How do I test my data for normality?

Before applying statistical methods that assume normality, it is necessary to perform a normality test on the data.

Figure 1: Histogram depicting a normal (bell-shaped) distribution in WinSPC

For example, all of the following statistical tests, statistics, or methods assume that data is normally distributed:

Hypothesis tests such as t tests, Chi-Square tests, F tests
Analysis of Variance (ANOVA)
Least Squares Regression
Control Charts of Individuals with 3-sigma limits
Common formulas for process capability indices such as Cp and Cpk

Before applying statistical methods that assume normality, it is necessary to perform a normality test on the data (with some of the above methods we check residuals for normality). We hypothesize that our data follows a normal distribution, and only reject this hypothesis if we have strong evidence to the contrary.

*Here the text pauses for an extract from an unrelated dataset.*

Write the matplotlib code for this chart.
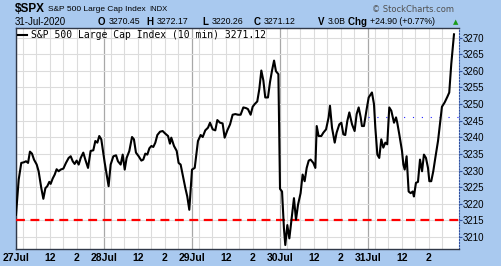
import matplotlib.pyplot as plt
import numpy as np

# 10-min S&P 500 prices, time = trading hours since 27 Jul 9:30 (6.5 h per session)
hours = [0.00, 0.20, 0.39, 0.59, 0.74, 0.89, 1.03, 1.18, 1.33, 1.53, 1.67, 1.87, 2.02, 2.17,
         2.31, 2.46, 2.56, 2.71, 2.86, 3.00, 3.15, 3.30, 3.50, 3.69, 3.89, 4.04, 4.19, 4.33,
         4.48, 4.63, 4.78, 4.97, 5.12, 5.32, 5.51, 5.71, 5.86, 6.01, 6.15, 6.30,
         6.55, 6.70, 6.84, 6.99, 7.19, 7.39, 7.53, 7.73, 7.88, 8.03, 8.17, 8.37, 8.57, 8.71,
         8.86, 9.06, 9.26, 9.40, 9.55, 9.70, 9.85, 10.00, 10.14, 10.29, 10.44, 10.64, 10.83,
         11.03, 11.23, 11.37, 11.47, 11.67, 11.87, 12.01, 12.16, 12.31, 12.51, 12.65, 12.80,
         13.00, 13.20, 13.44, 13.64, 13.79, 13.98, 14.18, 14.33, 14.53, 14.72, 14.87, 15.07,
         15.26, 15.41, 15.61, 15.81, 16.00, 16.20, 16.40, 16.59, 16.79, 16.99, 17.13, 17.33,
         17.48, 17.63, 17.82, 17.97, 18.12, 18.27, 18.41, 18.61, 18.76, 18.91, 19.06, 19.20,
         19.38, 19.50, 19.65, 19.79, 19.89, 20.04, 20.19, 20.33, 20.53, 20.68, 20.83, 21.02,
         21.17, 21.32, 21.47, 21.62, 21.76, 21.96, 22.11, 22.21, 22.35, 22.55, 22.70, 22.90,
         23.09, 23.19, 23.34, 23.54, 23.68, 23.88, 24.03, 24.18, 24.32, 24.47, 24.62, 24.82,
         25.01, 25.16, 25.31, 25.46, 25.55, 25.70, 25.90, 26.05, 26.29, 26.44, 26.54, 26.69,
         26.83, 26.98, 27.13, 27.28, 27.42, 27.57, 27.72, 27.92, 28.07, 28.16, 28.31, 28.51,
         28.61, 28.71, 28.85, 29.00, 29.15, 29.30, 29.39, 29.54, 29.69, 29.84, 29.99, 30.13,
         30.28, 30.43, 30.53, 30.67, 30.82, 30.97, 31.17, 31.31, 31.46, 31.66, 31.86, 32.00,
         32.15, 32.35]
prices = [3216.7, 3227.3, 3232.3, 3232.5, 3232.8, 3232.3, 3235.7, 3235.1, 3233.3, 3231.8,
          3229.8, 3224.7, 3221.5, 3224.7, 3225.3, 3226.6, 3226.0, 3227.6, 3228.8, 3230.4,
          3229.8, 3230.3, 3230.6, 3232.3, 3233.8, 3234.3, 3232.8, 3232.0, 3233.0, 3231.8,
          3233.8, 3235.4, 3233.3, 3230.8, 3235.9, 3236.1, 3238.9, 3238.4, 3240.4, 3239.4,
          3232.4, 3228.8, 3225.3, 3231.8, 3234.3, 3234.6, 3232.8, 3231.8, 3234.8, 3230.3,
          3233.8, 3235.9, 3240.1, 3239.4, 3235.4, 3234.3, 3233.0, 3233.3, 3235.1, 3234.8,
          3236.7, 3237.4, 3237.1, 3238.4, 3240.7, 3241.7, 3241.9, 3241.1, 3240.4, 3238.1,
          3239.9, 3237.4, 3235.9, 3232.3, 3231.8, 3228.8, 3224.7, 3222.2, 3218.2,
          3230.3, 3230.8, 3238.9, 3240.7, 3240.1, 3242.1, 3242.9, 3244.4, 3242.4, 3242.1,
          3245.2, 3244.4, 3244.2, 3239.9, 3242.1, 3243.9, 3246.8, 3247.0, 3246.8, 3246.8,
          3249.0, 3248.8, 3248.5, 3246.8, 3249.2, 3250.0, 3250.8, 3254.5, 3260.1, 3257.1,
          3252.0, 3252.0, 3256.6, 3260.1, 3263.1, 3259.9,
          3259.0, 3224.5, 3223.7, 3212.6, 3207.6, 3213.6, 3209.6, 3214.6, 3221.7, 3215.2,
          3219.7, 3223.2, 3228.8, 3226.8, 3230.8, 3233.0, 3233.3, 3232.3, 3230.8, 3243.4,
          3240.4, 3240.4, 3241.4, 3242.4, 3246.0, 3249.5, 3242.9, 3238.4, 3241.4, 3243.9,
          3244.4, 3240.9, 3240.7, 3244.9, 3247.5, 3243.9, 3241.9, 3247.0, 3249.0, 3246.0,
          3243.4, 3243.4, 3248.5, 3252.0, 3253.5, 3250.0, 3242.9, 3234.8, 3233.8, 3239.4,
          3236.9, 3238.4, 3237.9, 3249.0, 3248.0, 3244.4, 3246.0, 3244.4, 3240.9, 3235.9,
          3231.8, 3230.3, 3234.3, 3223.7, 3223.2, 3223.7, 3222.2, 3226.3, 3226.6, 3233.3,
          3229.8, 3234.8, 3233.8, 3230.8, 3226.8, 3226.8, 3229.8, 3233.8, 3238.9, 3243.9,
          3249.2, 3250.5, 3252.2, 3253.5, 3262.1, 3271.0]

day_labels = ['27Jul', '28Jul', '29Jul', '30Jul', '31Jul']
session_len = 6.5
support_level = 3215
prev_close = 3246.22
y_ticks = list(range(3210, 3271, 5))

bg = '#a9c9ef'
W, H = 501, 266
fig = plt.figure(figsize=(W / 100, H / 100), dpi=100, facecolor=bg)
ax = fig.add_axes([16 / W, 1 - 249 / H, (459 - 16) / W, (249 - 28) / H])
ax.set_facecolor('white')

# grid: hourly vertical lines, darker at session starts
for d in range(len(day_labels)):
    start = d * session_len
    ax.axvline(start, color='#a8a8a8', lw=0.9, zorder=1)
    for h in np.arange(0.5, 6.5, 1.0):
        ax.axvline(start + h, color='#dcdcdc', lw=0.8, zorder=1)
for v in y_ticks:
    ax.axhline(v, color='#dcdcdc', lw=0.8, zorder=1)

ax.plot(hours, prices, color='black', lw=1.5, zorder=4,
        label='S&P 500 Large Cap Index (10 min) 3271.12')
ax.axhline(support_level, color='#ff0000', lw=1.6, ls=(0, (4, 2.5)), zorder=3)
ax.plot([4 * session_len, 5 * session_len + 0.22], [prev_close, prev_close],
        color='#2020ff', lw=0.8, ls=(0, (1, 7)), zorder=2)

ax.set_xlim(0, 32.72)
ax.set_ylim(3206.4, 3272.9)

# x ticks: day names, noon and 2 pm
xt, xl = [], []
for d, lab in enumerate(day_labels):
    xt += [d * session_len, d * session_len + 2.5, d * session_len + 4.5]
    xl += [lab, '12', '2']
ax.set_xticks(xt)
ax.set_xticklabels(xl, fontsize=7.5, fontweight='bold', family='Liberation Sans')
ax.tick_params(axis='x', length=0, pad=3)

ax.yaxis.tick_right()
ax.set_yticks(y_ticks)
ax.set_yticklabels([str(v) for v in y_ticks], fontsize=7, family='Liberation Sans')
ax.tick_params(axis='y', length=2, pad=1, color='#3050a0')

for s in ['left', 'top', 'bottom']:
    ax.spines[s].set_color('#303848')
    ax.spines[s].set_linewidth(1.0)
ax.spines['right'].set_color('#3050a0')
ax.spines['right'].set_linestyle(':')

leg = ax.legend(loc='upper left', frameon=False, handlelength=0.9, handletextpad=0.4,
                borderaxespad=0.1, borderpad=0.1,
                prop={'family': 'DejaVu Sans Mono', 'size': 7})

# header
def px(x, y):
    return x / W, 1 - y / H

def put(x0, y, s, gap=0, **kw):
    # place text at x0 (pixels), return its right edge in pixels
    t = fig.text(*px(x0, y), s, family='Liberation Sans', va='center', **kw)
    fig.canvas.draw()
    return t.get_window_extent().x1 + gap

x = put(15, 9, r'\$SPX', gap=3, fontsize=8.5, fontweight='bold')
x = put(x, 9.5, 'S&P 500 Large Cap Index', gap=3, fontsize=6)
put(x, 9.5, 'INDX', fontsize=5.5)
fig.text(*px(372, 9), '© StockCharts.com', fontsize=6, family='DejaVu Sans', color='#505050', va='center')

put(15, 22, '31-Jul-2020', fontsize=7)
header = [(98, 'O', '3270.45'), (147, 'H', '3272.17'), (203, 'L', '3220.26'),
          (254, 'C', '3271.12'), (318, 'V', '3.0B'), (345, 'Chg', '+24.90 (+0.77%)')]
prev_end = 0
for x0, key, val in header:
    x = put(max(x0, prev_end + 3), 22, key + ' ', fontsize=7, fontweight='bold')
    prev_end = put(x, 22, val, fontsize=6.3)
fig.text(*px(453, 22), '▲', fontsize=5, color='#1a9a1a', family='DejaVu Sans', va='center')

fig.savefig('out.png', dpi=100, facecolor=bg)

Figure 2: Normal probability plot illustrating normal distribution

Figure 3: Normal probability plot illustrating non-normal distribution

While it may be tempting to judge the normality of the data by simply creating a histogram of the data, this is not an objective method to test for normality – especially with sample sizes that are not very large. With small sample sizes, discerning the shape of the histogram is difficult. Furthermore, the shape of the histogram can change significantly by simply changing the interval width of the histogram bars.

Normal probability plotting may be used to objectively assess whether data comes from a normal distribution, even with small sample sizes. On a normal probability plot, data that follows a normal distribution will appear linear (a straight line). For example, a random sample of 30 data points from a normal distribution results in the first normal probability plot (Figure 2). Here, the data points fall close to the straight line. The second normal probability plot (Figure 3) illustrates data that does not come from a normal distribution.

Many methods are available to handle non-normal data and these should be utilized when necessary. Applying methods which assume the normal distribution when this assumption is not valid often results in incorrect conclusions.